January 16th, 2014

FDA Advisory Panel Votes in Favor of Approval for Merck’s Vorapaxar

The FDA’s Cardiovascular and Renal Drugs Advisory Committee voted 10-1 in favor of approval for vorapaxar, Merck’s novel thrombin receptor antagonist. The “roller coaster ride” cliché might have been invented for this drug, which was the subject of tremendous early hopes followed by major disappointments and, finally, a subsequent revival.

The committee voted in favor of the drug for use as an adjunct therapy for the reduction of atherothrombotic events in patients with a history of myocardial infarction (MI). Panel chairperson Philip Sager said that “this drug addresses a real unmet medical need and can make a real difference for patients.”

The University of Colorado’s Mori Krantz provided the one negative vote, though in his comments he indicated that he was not entirely opposed to approval. He characterized his vote as a “formal dissent” and said that he wanted to get on the record his concerns about the large number of patients who would need to be treated with vorapaxar to prevent a single event and his fear that the bleeding complications observed in the study might be amplified in the real world.
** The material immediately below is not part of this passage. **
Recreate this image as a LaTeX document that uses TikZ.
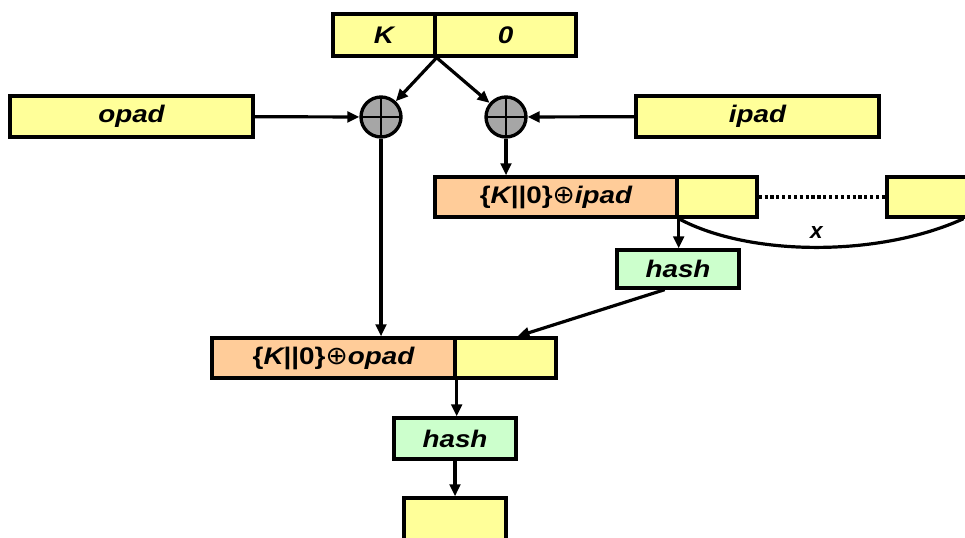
\documentclass[tikz,border=0pt]{standalone}
\usepackage{fontspec}
\setmainfont{Liberation Sans}
\newfontfamily\wideface[FakeStretch=1.16]{Liberation Sans}
\newfontfamily\symfont[FakeStretch=1.05]{DejaVu Sans}
\usetikzlibrary{arrows.meta,fit,calc}
\definecolor{padyellow}{HTML}{FFFF99}
\definecolor{keyorange}{HTML}{FFCC99}
\definecolor{hashgreen}{HTML}{CCFFCC}
\definecolor{xorgray}{HTML}{A6A6A6}
\newcommand{\lbl}{\wideface\bfseries\itshape\fontsize{18}{20}\selectfont}
\newcommand{\oplussign}{{\symfont\mdseries\upshape\fontsize{19}{20}\selectfont ⊕}}
\begin{document}
\begin{tikzpicture}[x=0.75pt,y=-0.75pt,
  box/.style={draw=black, line width=2.5pt, inner sep=0pt},
  ybox/.style={box, fill=padyellow},
  obox/.style={box, fill=keyorange},
  gbox/.style={box, fill=hashgreen},
  txt/.style={label={[font=\lbl, inner sep=0pt]center:#1}},
  xor/.style={circle, draw=black, fill=xorgray, line width=2.5pt,
    minimum size=30pt, inner sep=0pt,
    path picture={\draw[line width=2pt]
      (path picture bounding box.north) -- (path picture bounding box.south)
      (path picture bounding box.west) -- (path picture bounding box.east);}},
  conn/.style={line width=2.4pt, -{Triangle[length=9pt,width=8pt]}},
  wire/.style={line width=2.4pt}]
\useasboundingbox (0,0) rectangle (965,538);
\clip (0,0) rectangle (965,538);

% key padded with zeros
\node[ybox, fit={(333,14) (435,56)}, txt=K] (k) {};
\node[ybox, fit={(435,14) (576,56)}, txt=0] (zero) {};

% pads
\node[ybox, fit={(10,96) (253,137)}, txt=opad] (opad) {};
\node[ybox, fit={(636,96) (879,137)}, txt=ipad] (ipad) {};

% xor gates
\node[xor] (xl) at (381,117) {};
\node[xor] (xr) at (506,117) {};

% inner message blocks
\node[obox, fit={(435,177) (677,217)},
  txt={{\upshape\{}K{\upshape||0\}}\oplussign ipad}] (ki) {};
\node[ybox, fit={(677,177) (757,217)}] (m1) {};
\node[ybox, fit={(887,177) (1040,217)}] (mn) {};

% inner hash
\node[gbox, fit={(617,250) (739,288)}, txt=hash] (h1) {};

% outer message blocks
\node[obox, fit={(212,338) (455,378)},
  txt={{\upshape\{}K{\upshape||0\}}\oplussign opad}] (ko) {};
\node[ybox, fit={(455,338) (556,378)}] (inner) {};

% outer hash and result
\node[gbox, fit={(394,418) (516,459)}, txt=hash] (h2) {};
\node[ybox, fit={(404,498) (506,560)}] (out) {};

% connectors
\draw[conn] (k.south east) -- (xl);
\draw[conn] (k.south east) -- (xr);
\draw[conn] (opad) -- (xl);
\draw[conn] (ipad) -- (xr);
\draw[conn] (xr.south) -- (xr.south |- ki.north);
\draw[conn] (xl.south) -- (xl.south |- ko.north);
\draw[conn] (ki.south east) -- (ki.south east |- h1.north);
\draw[conn] ([xshift=-10pt]h1.south) -- ([xshift=9pt]inner.north);
\draw[conn] (ko.south east) -- (ko.south east |- h2.north);
\draw[conn] (h2.south) -- (out.north);

% message blocks in between, and their count
\draw[line width=2.4pt, dotted] (m1.east) -- (mn.west);
\draw[wire] (ki.south east) .. controls (750,257) and (880,257) .. (mn.south)
  node[pos=0.5, above=2pt, font=\bfseries\itshape\fontsize{17}{18}\selectfont] (xlab) {x};
\end{tikzpicture}
\end{document}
Sanjay Kaul said that Merck “convincingly demonstrated that the benefit exceeded the risk in the selected patient cohort. Like all development programs, it has its fair share of warts, but there is an unmet need in this population where we have no safe and effective therapies available. Hopefully, if approved, it will be used in scenarios that optimize its benefit-risk profile.”
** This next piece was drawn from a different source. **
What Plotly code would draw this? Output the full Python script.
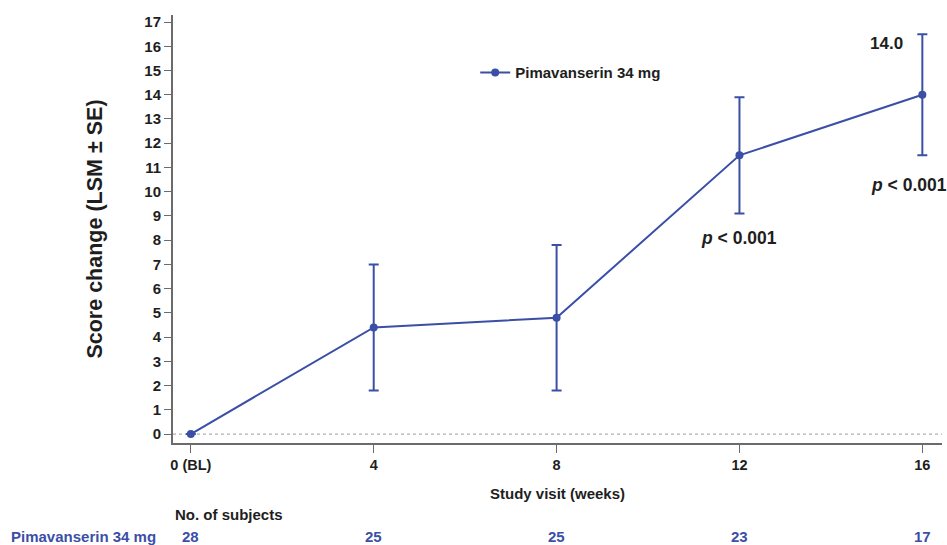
import plotly.graph_objects as go

weeks = [0, 4, 8, 12, 16]
week_labels = ["0 (BL)", "4", "8", "12", "16"]
lsm = [0.0, 4.4, 4.8, 11.5, 14.0]
se = [0.0, 2.6, 3.0, 2.4, 2.5]
n_subjects = [28, 25, 25, 23, 17]
series_name = "Pimavanserin 34 mg"
y_ticks = list(range(0, 18))

BLUE = "#3b4fa6"
DARK = "#1e1e1e"
AXIS = "#6b6b6b"
FONT = "Liberation Sans, Arial, Helvetica, sans-serif"

fig = go.Figure()
fig.add_trace(go.Scatter(
    x=weeks, y=lsm, mode="lines+markers", name=series_name,
    line=dict(color=BLUE, width=2),
    marker=dict(color=BLUE, size=8),
    error_y=dict(type="data", array=se, visible=True, color=BLUE, thickness=2, width=5),
    cliponaxis=False,
))

# dashed zero reference line
fig.add_shape(type="line", xref="paper", yref="y", x0=0, x1=1, y0=0, y1=0,
              line=dict(color="#b0b0b0", width=1.2, dash="dot"), layer="below")

ann = []
ann.append(dict(text=f"{lsm[-1]:.1f}", x=weeks[-1], y=16.1, xref="x", yref="y",
                xanchor="right", yanchor="middle", xshift=-17, showarrow=False,
                font=dict(family=FONT, size=17, color=DARK, weight="bold")))
ann.append(dict(text="<i>p</i> < 0.001", x=weeks[3], y=8.1, xref="x", yref="y",
                xanchor="center", yanchor="middle", showarrow=False,
                font=dict(family=FONT, size=17.5, color=DARK, weight="bold")))
ann.append(dict(text="<i>p</i> < 0.001", x=weeks[4], y=10.27, xref="x", yref="y",
                xanchor="center", yanchor="middle", xshift=-13, showarrow=False,
                font=dict(family=FONT, size=17.5, color=DARK, weight="bold")))
# axis titles
ann.append(dict(text="Score change (LSM ± SE)", x=-0.102, y=0.5, xref="paper", yref="paper",
                textangle=-90, xanchor="center", yanchor="middle", showarrow=False,
                font=dict(family=FONT, size=21.5, color=DARK, weight="bold")))
ann.append(dict(text="Study visit (weeks)", x=0.5, y=-0.117, xref="paper", yref="paper",
                xanchor="center", yanchor="middle", showarrow=False,
                font=dict(family=FONT, size=15, color=DARK, weight="bold")))
ann.append(dict(text="No. of subjects", x=0.0, y=-0.166, xref="paper", yref="paper",
                xanchor="left", yanchor="middle", showarrow=False,
                font=dict(family=FONT, size=15, color=DARK, weight="bold")))
ann.append(dict(text=series_name, x=-0.02, y=-0.2196, xref="paper", yref="paper",
                xanchor="right", yanchor="middle", showarrow=False,
                font=dict(family=FONT, size=15, color=BLUE, weight="bold")))
for w, n in zip(weeks, n_subjects):
    ann.append(dict(text=str(n), x=w, y=-0.2196, xref="x", yref="paper",
                    xanchor="center", yanchor="middle", showarrow=False,
                    font=dict(family=FONT, size=15, color=BLUE, weight="bold")))

fig.update_layout(
    width=947, height=545,
    margin=dict(l=173, r=5, t=15, b=102),
    paper_bgcolor="white", plot_bgcolor="white",
    showlegend=True,
    legend=dict(x=0.393, y=0.865, xanchor="left", yanchor="middle",
                bgcolor="rgba(0,0,0,0)",
                font=dict(family=FONT, size=15, color=DARK, weight="bold")),
    annotations=ann,
    xaxis=dict(range=[-0.39, 16.43], tickvals=weeks, ticktext=week_labels,
               showgrid=False, zeroline=False, showline=True, linecolor=AXIS, linewidth=2,
               ticks="outside", ticklen=8, tickcolor=AXIS, tickwidth=1.2,
               tickfont=dict(family=FONT, size=14.5, color=DARK, weight="bold")),
    yaxis=dict(range=[-0.37, 17.29], tickvals=y_ticks,
               showgrid=False, zeroline=False, showline=True, linecolor=AXIS, linewidth=2,
               ticks="outside", ticklen=7, tickcolor=AXIS, tickwidth=1.2,
               tickfont=dict(family=FONT, size=15, color=DARK, weight="bold")),
)

fig.write_html("out.html", config={"displayModeBar": False},
               post_script="document.body.style.margin='0';document.body.style.overflow='hidden';")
The panel spent much of the day wrestling with the complex questions raised by the drug’s troubled history, in which one large trial, TRACER, was stopped early due to high rates of serious bleeding and the other trial, the TRA2P trial, was redesigned in midstream. Ultimately, the panel believed that TRA2P had been able to show that vorapaxar was effective in a post-MI population in which patients with a history of stroke were excluded.